WHAT THE TASK ASKS :: Set down, word for word, only the lines from the start of the records through the line bearing "(0,0) rectangle (521,514);"; include no pictures.

==== MATERIAL

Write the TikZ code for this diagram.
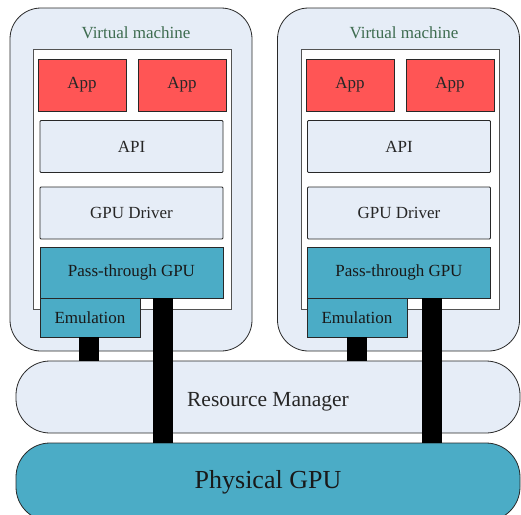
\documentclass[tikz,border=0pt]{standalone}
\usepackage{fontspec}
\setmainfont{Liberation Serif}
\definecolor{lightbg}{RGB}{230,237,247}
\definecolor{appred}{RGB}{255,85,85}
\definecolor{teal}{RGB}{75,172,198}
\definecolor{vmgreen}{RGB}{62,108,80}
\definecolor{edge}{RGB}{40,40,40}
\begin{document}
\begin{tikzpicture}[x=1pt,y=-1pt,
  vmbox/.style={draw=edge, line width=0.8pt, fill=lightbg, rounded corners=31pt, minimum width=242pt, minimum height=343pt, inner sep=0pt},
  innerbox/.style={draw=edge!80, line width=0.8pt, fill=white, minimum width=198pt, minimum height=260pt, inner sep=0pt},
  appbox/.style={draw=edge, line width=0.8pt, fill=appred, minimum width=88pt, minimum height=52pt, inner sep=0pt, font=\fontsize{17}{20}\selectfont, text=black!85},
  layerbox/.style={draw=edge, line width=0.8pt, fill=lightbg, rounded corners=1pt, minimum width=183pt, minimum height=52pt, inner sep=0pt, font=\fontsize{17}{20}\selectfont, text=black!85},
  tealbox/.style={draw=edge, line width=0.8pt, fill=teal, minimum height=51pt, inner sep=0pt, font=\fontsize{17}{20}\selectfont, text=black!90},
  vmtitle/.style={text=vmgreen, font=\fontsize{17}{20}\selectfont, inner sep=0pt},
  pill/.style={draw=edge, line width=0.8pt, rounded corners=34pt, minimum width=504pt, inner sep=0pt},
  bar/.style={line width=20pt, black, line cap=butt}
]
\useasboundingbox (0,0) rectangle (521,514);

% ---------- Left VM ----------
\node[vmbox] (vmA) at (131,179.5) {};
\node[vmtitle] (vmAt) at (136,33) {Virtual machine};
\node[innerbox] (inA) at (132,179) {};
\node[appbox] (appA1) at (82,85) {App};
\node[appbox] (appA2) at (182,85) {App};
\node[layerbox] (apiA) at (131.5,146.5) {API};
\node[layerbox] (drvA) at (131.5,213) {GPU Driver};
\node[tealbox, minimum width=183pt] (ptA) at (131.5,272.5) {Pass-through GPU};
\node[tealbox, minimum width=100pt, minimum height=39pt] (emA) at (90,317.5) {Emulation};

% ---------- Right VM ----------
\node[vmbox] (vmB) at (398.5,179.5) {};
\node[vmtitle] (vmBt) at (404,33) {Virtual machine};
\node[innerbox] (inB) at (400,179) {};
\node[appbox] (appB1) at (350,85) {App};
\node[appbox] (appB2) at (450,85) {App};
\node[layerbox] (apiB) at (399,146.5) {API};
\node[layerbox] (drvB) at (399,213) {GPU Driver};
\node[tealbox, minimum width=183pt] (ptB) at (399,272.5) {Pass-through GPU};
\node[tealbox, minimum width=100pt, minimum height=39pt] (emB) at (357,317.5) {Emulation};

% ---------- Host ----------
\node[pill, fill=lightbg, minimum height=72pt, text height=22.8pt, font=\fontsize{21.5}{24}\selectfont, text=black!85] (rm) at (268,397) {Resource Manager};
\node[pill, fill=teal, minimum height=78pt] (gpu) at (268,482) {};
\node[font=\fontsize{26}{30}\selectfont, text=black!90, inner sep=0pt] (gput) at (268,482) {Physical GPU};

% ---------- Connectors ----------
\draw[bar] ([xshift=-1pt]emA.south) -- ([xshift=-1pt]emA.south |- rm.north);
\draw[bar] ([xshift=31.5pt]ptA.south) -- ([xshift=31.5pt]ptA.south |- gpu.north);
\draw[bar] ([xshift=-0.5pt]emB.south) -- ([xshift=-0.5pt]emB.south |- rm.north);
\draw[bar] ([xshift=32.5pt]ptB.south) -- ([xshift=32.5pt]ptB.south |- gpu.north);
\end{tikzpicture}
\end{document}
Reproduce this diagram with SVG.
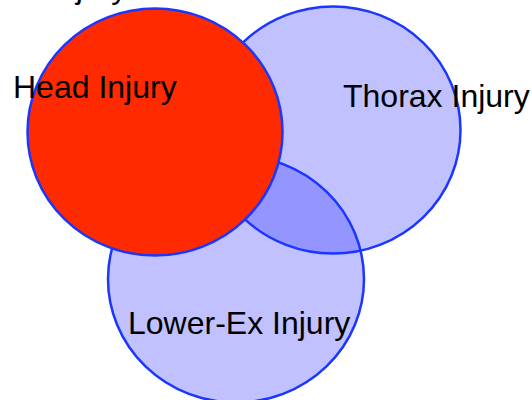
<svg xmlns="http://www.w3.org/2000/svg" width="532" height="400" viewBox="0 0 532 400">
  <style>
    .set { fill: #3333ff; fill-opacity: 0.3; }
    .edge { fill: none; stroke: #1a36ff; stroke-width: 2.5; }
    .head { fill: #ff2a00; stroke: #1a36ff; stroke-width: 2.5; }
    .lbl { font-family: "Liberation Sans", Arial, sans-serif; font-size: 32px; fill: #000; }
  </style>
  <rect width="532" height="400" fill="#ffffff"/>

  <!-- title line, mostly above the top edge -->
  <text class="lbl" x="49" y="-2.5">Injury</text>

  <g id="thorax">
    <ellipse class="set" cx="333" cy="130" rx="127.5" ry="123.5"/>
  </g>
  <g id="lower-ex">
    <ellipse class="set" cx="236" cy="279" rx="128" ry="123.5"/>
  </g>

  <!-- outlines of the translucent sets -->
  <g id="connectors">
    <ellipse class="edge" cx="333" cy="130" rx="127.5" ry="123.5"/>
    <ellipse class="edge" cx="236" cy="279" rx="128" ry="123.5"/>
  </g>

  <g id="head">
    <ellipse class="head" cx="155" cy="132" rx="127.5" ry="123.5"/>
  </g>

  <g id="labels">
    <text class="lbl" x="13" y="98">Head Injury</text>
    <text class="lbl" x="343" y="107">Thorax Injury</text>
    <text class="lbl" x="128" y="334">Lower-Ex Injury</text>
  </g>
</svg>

========

ANSWER TO THIS EXERCISE ::
Write the TikZ code for this diagram.
\documentclass[tikz,border=0pt]{standalone}
\usepackage{fontspec}
\setmainfont{Liberation Serif}
\definecolor{lightbg}{RGB}{230,237,247}
\definecolor{appred}{RGB}{255,85,85}
\definecolor{teal}{RGB}{75,172,198}
\definecolor{vmgreen}{RGB}{62,108,80}
\definecolor{edge}{RGB}{40,40,40}
\begin{document}
\begin{tikzpicture}[x=1pt,y=-1pt,
  vmbox/.style={draw=edge, line width=0.8pt, fill=lightbg, rounded corners=31pt, minimum width=242pt, minimum height=343pt, inner sep=0pt},
  innerbox/.style={draw=edge!80, line width=0.8pt, fill=white, minimum width=198pt, minimum height=260pt, inner sep=0pt},
  appbox/.style={draw=edge, line width=0.8pt, fill=appred, minimum width=88pt, minimum height=52pt, inner sep=0pt, font=\fontsize{17}{20}\selectfont, text=black!85},
  layerbox/.style={draw=edge, line width=0.8pt, fill=lightbg, rounded corners=1pt, minimum width=183pt, minimum height=52pt, inner sep=0pt, font=\fontsize{17}{20}\selectfont, text=black!85},
  tealbox/.style={draw=edge, line width=0.8pt, fill=teal, minimum height=51pt, inner sep=0pt, font=\fontsize{17}{20}\selectfont, text=black!90},
  vmtitle/.style={text=vmgreen, font=\fontsize{17}{20}\selectfont, inner sep=0pt},
  pill/.style={draw=edge, line width=0.8pt, rounded corners=34pt, minimum width=504pt, inner sep=0pt},
  bar/.style={line width=20pt, black, line cap=butt}
]
\useasboundingbox (0,0) rectangle (521,514);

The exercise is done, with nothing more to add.